ゾッとする内容の告知ですが、私はこの水頭症が一時的なものだと知っていたので、そんなに驚きませんでした。実は退院した時、先生から水頭症かもしれないということ、そしてその後の対処法について説明を受けていました。

その対処法は、VPシャント手術。VPシャント手術は、耳の裏あたりに髄液の流量を調整する機械を挿入し、頭部から腹部に貯まった髄液を排出する手術です。
詳しくはこちら

しかし、夫は血液をサラサラにする薬を服用しているため、すぐに手術を行うことはできません。手術予定は11月の後半から12月の初旬になりました。

問題は水頭症の症状です。残り2ヶ月、私は認知症状態の夫を面倒みることができるのだろうか…

介護生活スタート

水頭症と告知を受けるまでは、夫ひとりの時間も多少あったし、自分のことは自分でやらせるようにしていましたが、この日を境に本格的に介護生活がスタートしました。

トイレくらいなら一人で行けますが、それ以外は何をするにも24時間誰かがそばで見守らなければいけません。

朝起きるのも、寝るのも、お風呂も一緒、夜中のトイレにも付き添いをしました。というのも、我が家の間取りが2階にリビングとトイレ、1階に寝室とお風呂という変わった構造で、介護向きの住宅ではないんです。

夫は血液サラサラになる薬を飲んでいて怪我をさせてはいけないため、階段から落ちて流血なんかしたら大変ですから、かなり気をつけて生活しました。

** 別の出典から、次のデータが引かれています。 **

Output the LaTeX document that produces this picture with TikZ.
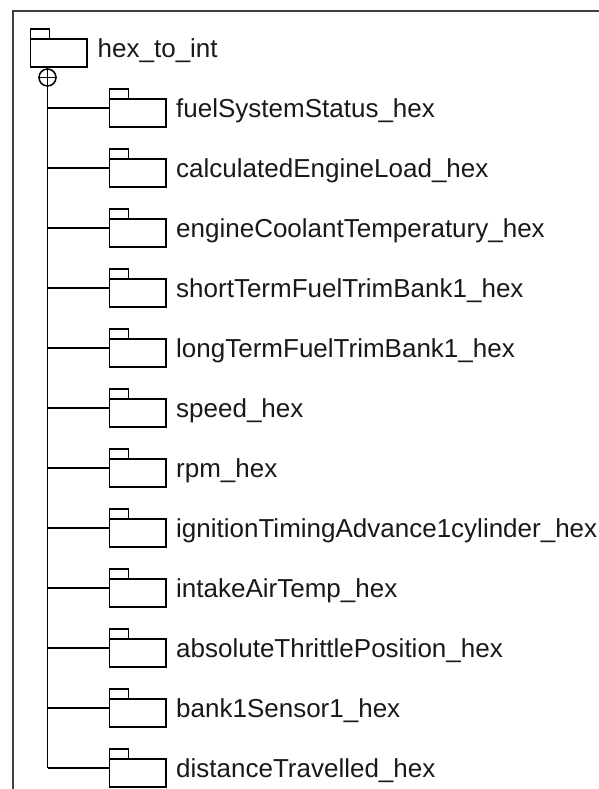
\documentclass[tikz,border=0pt]{standalone}
\usepackage{fontspec}
\setmainfont{Liberation Sans}
\begin{document}
\begin{tikzpicture}[
        x=1pt, y=-1pt,
        pkg/.style={rectangle, draw, line width=1.8pt, minimum width=56.5pt, minimum height=27.7pt, inner sep=0pt, outer sep=0pt, anchor=north west},
        tab/.style={rectangle, draw, line width=1.8pt, minimum width=19pt, minimum height=9.7pt, inner sep=0pt, outer sep=0pt, anchor=south west},
        lbl/.style={anchor=base west, inner sep=0pt, font=\fontsize{26}{30}\selectfont, black!90},
        link/.style={line width=1.8pt},
        border/.style={line width=2pt, black!75}
        ]
      \useasboundingbox (0,0) rectangle (598,789);
      \draw[border] (600,11) -| (12.5,791);

      % root package
      \node[pkg] (root) at (30.5,39) {};
      \node[tab] (troot) at (root.north west) {};
      \node[lbl] (lroot) at (97.5,57.3) {hex\_to\_int};
      \node[circle, draw, line width=1.5pt, minimum size=17pt, inner sep=0pt] (plus) at (47.5,77.5) {};
      \draw[line width=1.5pt] (plus.north) -- (plus.south) (plus.west) -- (plus.east);

      % children
      \coordinate (b1) at (47.5,108.3);
      \coordinate (b2) at (47.5,168.3);
      \coordinate (b3) at (47.5,228.3);
      \coordinate (b4) at (47.5,288.3);
      \coordinate (b5) at (47.5,348.3);
      \coordinate (b6) at (47.5,408.3);
      \coordinate (b7) at (47.5,468.3);
      \coordinate (b8) at (47.5,528.3);
      \coordinate (b9) at (47.5,588.3);
      \coordinate (b10) at (47.5,648.3);
      \coordinate (b11) at (47.5,708.3);
      \coordinate (b12) at (47.5,768.3);

      \node[pkg] (p1) at (109.5,99) {};
      \node[pkg] (p2) at (109.5,159) {};
      \node[pkg] (p3) at (109.5,219) {};
      \node[pkg] (p4) at (109.5,279) {};
      \node[pkg] (p5) at (109.5,339) {};
      \node[pkg] (p6) at (109.5,399) {};
      \node[pkg] (p7) at (109.5,459) {};
      \node[pkg] (p8) at (109.5,519) {};
      \node[pkg] (p9) at (109.5,579) {};
      \node[pkg] (p10) at (109.5,639) {};
      \node[pkg] (p11) at (109.5,699) {};
      \node[pkg] (p12) at (109.5,759) {};

      \node[tab] (t1) at (p1.north west) {};
      \node[tab] (t2) at (p2.north west) {};
      \node[tab] (t3) at (p3.north west) {};
      \node[tab] (t4) at (p4.north west) {};
      \node[tab] (t5) at (p5.north west) {};
      \node[tab] (t6) at (p6.north west) {};
      \node[tab] (t7) at (p7.north west) {};
      \node[tab] (t8) at (p8.north west) {};
      \node[tab] (t9) at (p9.north west) {};
      \node[tab] (t10) at (p10.north west) {};
      \node[tab] (t11) at (p11.north west) {};
      \node[tab] (t12) at (p12.north west) {};

      \node[lbl] (l1) at (176,117.6) {fuelSystemStatus\_hex};
      \node[lbl] (l2) at (176,177.6) {calculatedEngineLoad\_hex};
      \node[lbl] (l3) at (176,237.6) {engineCoolantTemperatury\_hex};
      \node[lbl] (l4) at (176,297.6) {shortTermFuelTrimBank1\_hex};
      \node[lbl] (l5) at (176,357.6) {longTermFuelTrimBank1\_hex};
      \node[lbl] (l6) at (176,417.6) {speed\_hex};
      \node[lbl] (l7) at (176,477.6) {rpm\_hex};
      \node[lbl] (l8) at (176,537.6) {ignitionTimingAdvance1cylinder\_hex};
      \node[lbl] (l9) at (176,597.6) {intakeAirTemp\_hex};
      \node[lbl] (l10) at (176,657.6) {absoluteThrittlePosition\_hex};
      \node[lbl] (l11) at (176,717.6) {bank1Sensor1\_hex};
      \node[lbl] (l12) at (176,777.6) {distanceTravelled\_hex};

      \draw[link] (plus) -- (b12);
      \draw[link] (b1) -- (b1 -| p1.west);
      \draw[link] (b2) -- (b2 -| p2.west);
      \draw[link] (b3) -- (b3 -| p3.west);
      \draw[link] (b4) -- (b4 -| p4.west);
      \draw[link] (b5) -- (b5 -| p5.west);
      \draw[link] (b6) -- (b6 -| p6.west);
      \draw[link] (b7) -- (b7 -| p7.west);
      \draw[link] (b8) -- (b8 -| p8.west);
      \draw[link] (b9) -- (b9 -| p9.west);
      \draw[link] (b10) -- (b10 -| p10.west);
      \draw[link] (b11) -- (b11 -| p11.west);
      \draw[link] (b12) -- (b12 -| p12.west);

    \end{tikzpicture}
\end{document}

ずっと家に閉じ込めておくのも可哀そうなので、私のテレワーク中の昼休みには散歩にも連れて行きました。きちんと歩けないので、半分私が抱きかかえているような感じでしたが。

認知症のような症状の方は、とにかくボーッとしていて、たまに変なことを言いますが、言い聞かせれば納得するし、暴れたりすることもありません。

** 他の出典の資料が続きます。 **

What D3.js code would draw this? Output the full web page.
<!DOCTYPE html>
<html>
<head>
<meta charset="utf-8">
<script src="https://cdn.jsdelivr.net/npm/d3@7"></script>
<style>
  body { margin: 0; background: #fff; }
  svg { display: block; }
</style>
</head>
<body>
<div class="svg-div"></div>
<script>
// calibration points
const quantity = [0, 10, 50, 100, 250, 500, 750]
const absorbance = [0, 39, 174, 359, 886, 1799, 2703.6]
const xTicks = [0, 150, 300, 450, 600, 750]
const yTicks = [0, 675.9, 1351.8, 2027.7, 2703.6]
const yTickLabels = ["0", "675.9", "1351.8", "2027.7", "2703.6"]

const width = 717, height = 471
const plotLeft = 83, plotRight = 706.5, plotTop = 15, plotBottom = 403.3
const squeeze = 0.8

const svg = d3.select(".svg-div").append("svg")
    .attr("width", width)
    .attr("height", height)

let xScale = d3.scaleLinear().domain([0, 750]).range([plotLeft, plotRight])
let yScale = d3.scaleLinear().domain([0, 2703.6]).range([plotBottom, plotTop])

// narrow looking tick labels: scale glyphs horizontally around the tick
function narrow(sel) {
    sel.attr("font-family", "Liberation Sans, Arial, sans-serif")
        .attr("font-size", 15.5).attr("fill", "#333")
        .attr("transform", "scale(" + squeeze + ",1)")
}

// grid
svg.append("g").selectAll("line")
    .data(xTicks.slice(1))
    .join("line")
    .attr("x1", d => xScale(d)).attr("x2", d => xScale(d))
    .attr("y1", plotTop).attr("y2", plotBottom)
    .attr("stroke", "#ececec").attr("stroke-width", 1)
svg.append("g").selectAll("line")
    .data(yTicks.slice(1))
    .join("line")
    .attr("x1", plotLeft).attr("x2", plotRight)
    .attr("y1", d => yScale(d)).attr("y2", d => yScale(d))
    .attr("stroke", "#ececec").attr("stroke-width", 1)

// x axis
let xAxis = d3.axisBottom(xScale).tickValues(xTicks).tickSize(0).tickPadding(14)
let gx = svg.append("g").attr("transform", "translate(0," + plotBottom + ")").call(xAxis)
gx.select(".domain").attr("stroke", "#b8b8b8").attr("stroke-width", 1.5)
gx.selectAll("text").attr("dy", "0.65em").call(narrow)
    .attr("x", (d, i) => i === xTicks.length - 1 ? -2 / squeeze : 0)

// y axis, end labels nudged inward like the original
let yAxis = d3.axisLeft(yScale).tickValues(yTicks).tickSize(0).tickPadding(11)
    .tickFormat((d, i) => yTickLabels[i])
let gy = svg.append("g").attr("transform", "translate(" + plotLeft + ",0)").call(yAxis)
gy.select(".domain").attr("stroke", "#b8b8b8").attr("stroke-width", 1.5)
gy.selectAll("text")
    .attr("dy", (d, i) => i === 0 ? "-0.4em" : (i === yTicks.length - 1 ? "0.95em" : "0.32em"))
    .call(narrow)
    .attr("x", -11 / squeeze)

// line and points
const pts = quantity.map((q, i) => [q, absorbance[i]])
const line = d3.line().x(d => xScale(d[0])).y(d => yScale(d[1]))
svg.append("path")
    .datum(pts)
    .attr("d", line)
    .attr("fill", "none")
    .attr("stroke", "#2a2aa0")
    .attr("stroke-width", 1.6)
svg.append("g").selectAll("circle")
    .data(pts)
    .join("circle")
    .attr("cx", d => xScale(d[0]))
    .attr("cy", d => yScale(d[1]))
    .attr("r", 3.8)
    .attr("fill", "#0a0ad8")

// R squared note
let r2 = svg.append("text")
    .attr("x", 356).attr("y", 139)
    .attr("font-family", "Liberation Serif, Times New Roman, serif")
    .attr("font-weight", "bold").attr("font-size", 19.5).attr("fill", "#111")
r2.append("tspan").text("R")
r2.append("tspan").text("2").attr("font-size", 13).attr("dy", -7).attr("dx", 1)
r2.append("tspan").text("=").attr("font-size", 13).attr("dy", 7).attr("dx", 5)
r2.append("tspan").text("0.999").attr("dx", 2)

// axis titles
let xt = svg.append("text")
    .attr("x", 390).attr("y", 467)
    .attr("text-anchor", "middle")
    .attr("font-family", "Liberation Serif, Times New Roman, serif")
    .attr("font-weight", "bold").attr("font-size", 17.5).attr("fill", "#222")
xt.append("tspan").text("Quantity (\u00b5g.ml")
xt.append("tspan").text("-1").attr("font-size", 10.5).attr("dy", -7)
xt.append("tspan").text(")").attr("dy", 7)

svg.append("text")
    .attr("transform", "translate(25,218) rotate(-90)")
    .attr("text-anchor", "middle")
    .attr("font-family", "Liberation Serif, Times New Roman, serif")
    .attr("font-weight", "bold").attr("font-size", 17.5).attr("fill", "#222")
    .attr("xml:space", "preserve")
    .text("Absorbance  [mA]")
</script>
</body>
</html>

介護生活は大変でしたが、大変だということを夫には見せないように過ごしました。実際、夫がそばにいてくれるだけで安心も出来たというのもあります。

ただ、時折、夫と一緒にいるのに、急に独りぼっちになったかのような、強烈な孤独を感じることがありました。
夫なのに、知らない人みたいに見えた時もあります。

このまま一生、介護生活が続くかもしれない。
夫ともう「会話」をすることができないかもしれない。

今振り返ると、このころが一番精神的にきつかったように思います。